# Bermuda adventure



## Thesteelstring (May 23, 2018)

Hey everyone,
Im new to the site and wanted to share some photos of my Bermuda seeding adventure after cutting some trees in my back yard. I had heavy rain for about a week after I seeded and it gave the soil a green mossy color because it saturated the ground. I think it's bouncing back. I'm seeing some good growth. Hopefully the amount of sun it receives is enough given the giant spike ball trees in the back there. 
(edited for dates)

May 9th








May 16th (seeded on the 13th)




May 21st


May 23rd


May 25th(you can really get a feel for the growth and coverage with the dew on the sprouts)


----------



## TigerinFL (Mar 29, 2018)

it will be looking great very soon. lots of hard work there that you've already done!


----------



## Thesteelstring (May 23, 2018)

I had the pros take down the trees and mulch the stumps. The rest we did ourselves. Tilled the whole yard. That pile of mulch I'm using to create the kids playground box.
I do have a question though. As it rained and as the mulch decomposes where the trees were there are low spots and high spots. How long after I laid the seed can I level it? Should I use sand or mulch? Leaning towards sand because the soil appears to be very silty.


----------



## Thesteelstring (May 23, 2018)

May 26th


----------



## Tellycoleman (May 10, 2017)

yep i knew that green haze wouldnt last long.
Nice work so far.
Level with sand and not compost. I would wait until your grass has a good root system before trying to level.
When was the last time you fertilized and how much?


----------



## Thesteelstring (May 23, 2018)

Yeah I walked across it today and the soil is pretty loose. My foot sinks in about 1/4 inch. I used Scott's starter fertilizer when I planted. Nothing else since. When can I fertilize again?? I thought I had to wait about 4 weeks


----------



## Thesteelstring (May 23, 2018)

Tellycoleman said:


> yep i knew that green haze wouldnt last long.
> Nice work so far.
> Level with sand and not compost. I would wait until your grass has a good root system before trying to level.
> When was the last time you fertilized and how much?

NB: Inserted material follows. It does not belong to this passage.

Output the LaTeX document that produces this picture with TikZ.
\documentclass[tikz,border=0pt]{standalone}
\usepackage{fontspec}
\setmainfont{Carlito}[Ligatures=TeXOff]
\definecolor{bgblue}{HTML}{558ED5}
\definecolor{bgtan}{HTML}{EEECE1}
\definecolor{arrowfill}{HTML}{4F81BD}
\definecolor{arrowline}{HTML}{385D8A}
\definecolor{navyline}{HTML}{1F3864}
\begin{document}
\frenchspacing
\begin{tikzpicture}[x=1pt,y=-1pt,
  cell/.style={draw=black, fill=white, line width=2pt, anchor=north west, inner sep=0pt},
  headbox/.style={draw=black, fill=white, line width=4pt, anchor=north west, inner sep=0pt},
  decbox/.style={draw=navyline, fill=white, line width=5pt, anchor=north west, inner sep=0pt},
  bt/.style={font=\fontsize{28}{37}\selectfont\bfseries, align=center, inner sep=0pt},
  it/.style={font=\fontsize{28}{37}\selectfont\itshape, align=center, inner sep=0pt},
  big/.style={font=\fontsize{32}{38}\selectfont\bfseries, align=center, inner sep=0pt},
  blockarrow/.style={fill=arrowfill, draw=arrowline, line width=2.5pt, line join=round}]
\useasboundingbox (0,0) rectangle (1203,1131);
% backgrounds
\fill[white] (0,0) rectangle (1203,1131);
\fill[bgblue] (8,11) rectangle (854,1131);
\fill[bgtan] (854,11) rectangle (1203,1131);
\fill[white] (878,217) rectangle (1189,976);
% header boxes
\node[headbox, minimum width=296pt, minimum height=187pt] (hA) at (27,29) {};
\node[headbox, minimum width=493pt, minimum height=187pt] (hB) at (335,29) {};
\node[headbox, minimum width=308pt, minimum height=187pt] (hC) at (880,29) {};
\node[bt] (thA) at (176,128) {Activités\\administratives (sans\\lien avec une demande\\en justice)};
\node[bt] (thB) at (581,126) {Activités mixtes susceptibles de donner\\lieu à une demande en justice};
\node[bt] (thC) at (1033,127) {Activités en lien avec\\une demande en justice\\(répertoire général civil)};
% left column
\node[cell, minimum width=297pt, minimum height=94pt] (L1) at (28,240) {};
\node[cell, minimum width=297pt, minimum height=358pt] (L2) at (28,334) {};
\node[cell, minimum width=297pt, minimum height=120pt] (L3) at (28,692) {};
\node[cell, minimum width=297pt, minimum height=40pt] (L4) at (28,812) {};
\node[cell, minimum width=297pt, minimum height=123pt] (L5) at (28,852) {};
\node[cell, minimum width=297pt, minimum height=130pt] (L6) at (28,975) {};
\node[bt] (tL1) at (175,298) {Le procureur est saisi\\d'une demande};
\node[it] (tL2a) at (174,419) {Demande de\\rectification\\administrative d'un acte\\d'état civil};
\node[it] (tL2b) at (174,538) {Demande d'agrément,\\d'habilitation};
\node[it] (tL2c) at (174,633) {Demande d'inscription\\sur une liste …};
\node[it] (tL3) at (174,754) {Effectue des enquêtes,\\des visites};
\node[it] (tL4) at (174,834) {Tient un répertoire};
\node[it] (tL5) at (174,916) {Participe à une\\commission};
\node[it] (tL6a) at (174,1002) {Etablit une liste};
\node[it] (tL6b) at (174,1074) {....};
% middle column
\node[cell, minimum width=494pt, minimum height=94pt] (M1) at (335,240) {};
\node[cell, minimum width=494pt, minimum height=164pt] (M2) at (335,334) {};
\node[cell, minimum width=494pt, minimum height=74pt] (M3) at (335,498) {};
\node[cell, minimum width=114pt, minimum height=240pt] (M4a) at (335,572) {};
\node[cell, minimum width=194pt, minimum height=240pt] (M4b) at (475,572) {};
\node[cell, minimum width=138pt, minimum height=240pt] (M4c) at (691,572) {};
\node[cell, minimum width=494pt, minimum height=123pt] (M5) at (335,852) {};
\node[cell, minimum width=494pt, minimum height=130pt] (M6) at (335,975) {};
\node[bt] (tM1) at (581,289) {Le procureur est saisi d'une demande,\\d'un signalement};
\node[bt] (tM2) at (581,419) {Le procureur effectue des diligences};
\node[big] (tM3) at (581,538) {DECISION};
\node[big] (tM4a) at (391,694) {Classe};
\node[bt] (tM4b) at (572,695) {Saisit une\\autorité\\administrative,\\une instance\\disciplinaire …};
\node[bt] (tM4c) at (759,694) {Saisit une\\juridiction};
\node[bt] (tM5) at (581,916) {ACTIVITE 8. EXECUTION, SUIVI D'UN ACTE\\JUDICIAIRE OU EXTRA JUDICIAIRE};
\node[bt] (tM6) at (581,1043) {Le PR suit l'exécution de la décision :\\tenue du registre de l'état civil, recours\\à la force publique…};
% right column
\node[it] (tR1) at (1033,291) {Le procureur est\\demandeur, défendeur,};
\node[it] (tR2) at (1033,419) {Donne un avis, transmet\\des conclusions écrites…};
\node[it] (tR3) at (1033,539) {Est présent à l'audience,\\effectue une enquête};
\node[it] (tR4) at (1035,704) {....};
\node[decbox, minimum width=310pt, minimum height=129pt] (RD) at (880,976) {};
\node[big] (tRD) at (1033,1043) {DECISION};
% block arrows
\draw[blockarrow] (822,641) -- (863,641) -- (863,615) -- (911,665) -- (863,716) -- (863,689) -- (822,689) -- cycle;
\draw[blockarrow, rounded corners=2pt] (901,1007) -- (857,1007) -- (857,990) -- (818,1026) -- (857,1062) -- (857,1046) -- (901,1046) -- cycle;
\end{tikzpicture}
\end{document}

You are very right sir! That green mold stuff is gone except for a few spots


----------



## Thesteelstring (May 23, 2018)

Sorry... I like sharing


----------



## Thesteelstring (May 23, 2018)

I pulled the tallest blade I could find and I think it's time to mow... Stretched out its 2 3/4". I have varying degrees of lengths though some are really small like 1/2 inch. Shall I go ahead and mow even though it's only been 2 Weeks since I seeded? If so, it's unfortunate that it's going to rain for the next 7 days.


----------



## DC3 (May 20, 2018)

I'd say enjoy the mow... Keep it at 1.5-2" until established, then you can start backing it down. Make sure your blades are sharp!


----------



## Thesteelstring (May 23, 2018)

I'm looking for a manual reel mower as all I have is a rotary and bumpy ground.


----------



## DC3 (May 20, 2018)

Thesteelstring said:


> I'm looking for a manual reel mower as all I have is a rotary and bumpy ground.

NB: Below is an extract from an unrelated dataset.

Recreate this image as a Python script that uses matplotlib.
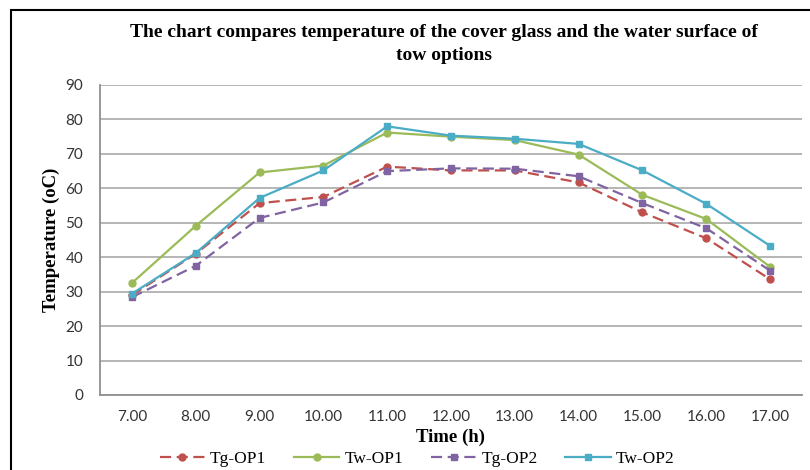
import matplotlib.pyplot as plt
import numpy as np
from matplotlib.patches import Rectangle

hours = ["7.00", "8.00", "9.00", "10.00", "11.00", "12.00", "13.00", "14.00", "15.00", "16.00", "17.00"]
tg_op1 = [29.0, 41.0, 55.7, 57.5, 66.3, 65.2, 65.2, 61.7, 53.0, 45.5, 33.6]
tw_op1 = [32.5, 49.1, 64.6, 66.6, 76.2, 75.0, 74.0, 69.8, 58.1, 51.1, 37.2]
tg_op2 = [28.4, 37.5, 51.4, 55.9, 65.0, 65.8, 65.7, 63.5, 55.7, 48.4, 36.1]
tw_op2 = [29.4, 41.2, 57.2, 65.2, 78.0, 75.3, 74.4, 72.9, 65.2, 55.5, 43.3]

SERIF = "Liberation Serif"
SANS = "Lato"

fig = plt.figure(figsize=(8.1, 4.7), dpi=100)
fig.patches.append(Rectangle((11 / 810, -0.1), 1.2, 1.1 - 10 / 470,
                             transform=fig.transFigure, fill=False,
                             edgecolor="black", linewidth=1.5))

ax = fig.add_axes([100 / 810, 1 - 395 / 470, 702 / 810, 310 / 470])
x = np.arange(len(hours))

ax.plot(x, tg_op1, color="#c0504d", linestyle=(0, (5, 2.5)), linewidth=1.6,
        marker="o", markersize=5, label="Tg-OP1")
ax.plot(x, tw_op1, color="#9bbb59", linewidth=1.6,
        marker="o", markersize=5, label="Tw-OP1")
ax.plot(x, tg_op2, color="#8064a2", linestyle=(0, (5, 2.5)), linewidth=1.6,
        marker="s", markersize=5, label="Tg-OP2")
ax.plot(x, tw_op2, color="#4bacc6", linewidth=1.6,
        marker="s", markersize=5, label="Tw-OP2")

ax.set_xlim(-0.5, len(hours) - 0.5)
ax.set_ylim(0, 90)
ax.set_yticks(np.arange(0, 91, 10))
ax.set_xticks(x, hours)
ax.tick_params(length=0, labelsize=11, labelcolor="#333333")
ax.tick_params(axis="x", pad=11)
ax.tick_params(axis="y", pad=12)
for lab in ax.get_xticklabels() + ax.get_yticklabels():
    lab.set_family(SANS)
ax.grid(True, axis="y", color="#b0b0b0", linewidth=1.3)
ax.set_axisbelow(True)
for side in ("top", "right"):
    ax.spines[side].set_visible(False)
for side in ("left", "bottom"):
    ax.spines[side].set_color("#909090")
    ax.spines[side].set_linewidth(1.3)

ax.set_xlabel("Time (h)", family=SERIF, fontweight="bold", fontsize=13.5, labelpad=3)
ax.set_ylabel("Temperature (oC)", family=SERIF, fontweight="bold", fontsize=13.5, labelpad=4)

fig.text(0.548, 0.906,
         "The chart compares temperature of the cover glass and the water surface of\ntow options",
         ha="center", va="center", family=SERIF, fontweight="bold", fontsize=14,
         linespacing=1.45)

fig.legend(loc="center", bbox_to_anchor=(0.515, 0.023), ncol=4, frameon=False,
           prop={"family": SERIF, "size": 12.5}, handlelength=2.6,
           columnspacing=1.6, handletextpad=0.3)

fig.savefig("out.png", dpi=100)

I'm also still sporting the rotary's... It'll be awhile before I get the reel. The ground is fairly level, but not reel worthy...


----------



## Thesteelstring (May 23, 2018)

I had to mow. I sharpened the blades gapped the plug and pulled a little person toy out of my gas tank haha. Rain schedule all week. Mowed to 2 inches with my rotary push Toro. 
Day 16


----------



## Thesteelstring (May 23, 2018)

These were taken today. I have to mow again. Should I go down to 2 inches? It's been rainily like everhwre else so I couldn't mow. Some spots are probably 4 or 5 inches high.

Also, should I reseed and fertilize the the thin spots. The one big bare spot is where some multch is from one of the trees. I suppose that's not going to grow any time soon.


----------



## Thesteelstring (May 23, 2018)

After mow. 1.75 inches


----------



## Thesteelstring (May 23, 2018)

Update


----------



## rhanna (Jun 7, 2017)

You might have some goosegrass in there. Take a look at some online, it's a pain to get rid of


----------



## Thesteelstring (May 23, 2018)

rhanna said:


> You might have some goosegrass in there. Take a look at some online, it's a pain to get rid of


Yeah I just figured it was crab grass.. I looked at some photos of goose grass and I definitely have that. How do you get rid of it lol


----------



## rhanna (Jun 7, 2017)

Mostly expensive herbicides that I never bought. I think I saw that sulfentrazone may control it early. I just pulled it last year and planned on using pre emergent this year but some still came out recently


----------



## Thesteelstring (May 23, 2018)

Update. Lots of weeds on one side(crab and goose) and patchy on the one side


----------



## Tellycoleman (May 10, 2017)

MSMA will wipe out goosegrass and crabgrass quickly if you can get your hands on some. And if it's legal in your state


----------



## Thesteelstring (May 23, 2018)

I'm not sure in Virginia. I get a lot of old posts on google


----------



## Colonel K0rn (Jul 4, 2017)

Looking good! I'm not sure why I didn't see your thread earlier; you should start a lawn journal. You can use Dismiss (Sulfentrazone) to totally nuke the goose grass. I had a pretty bad stand of it in my back yard, and one application wiped it out. It's pretty expensive, considering the size, and others have used MSMA to treat it, but MSMA is not labeled for use on residential lawns. I'd have to defer to the other members here that have experience in the rates and application information for that product. It's @ $100/2.5 gal. It would probably definitely take care of the crabgrass too. Telly beat me to it.


----------



## Thesteelstring (May 23, 2018)

I don't think msma is allowed here. That Dismis is 56 on the website. That's tempting. Do you blanket the yard or spot treat? 
I was looking how to move this thread to lawn journal but didn't see a way. 
My wife and I are very surprised the Bermuda as grown in so quick. I'm mowing every 2 days at this point to 1.5 inches and it still looks to be taking off more than 1/3. I can't imagine mowing every day lol
I really need to level as well before I get a reel mower and mow lower.


----------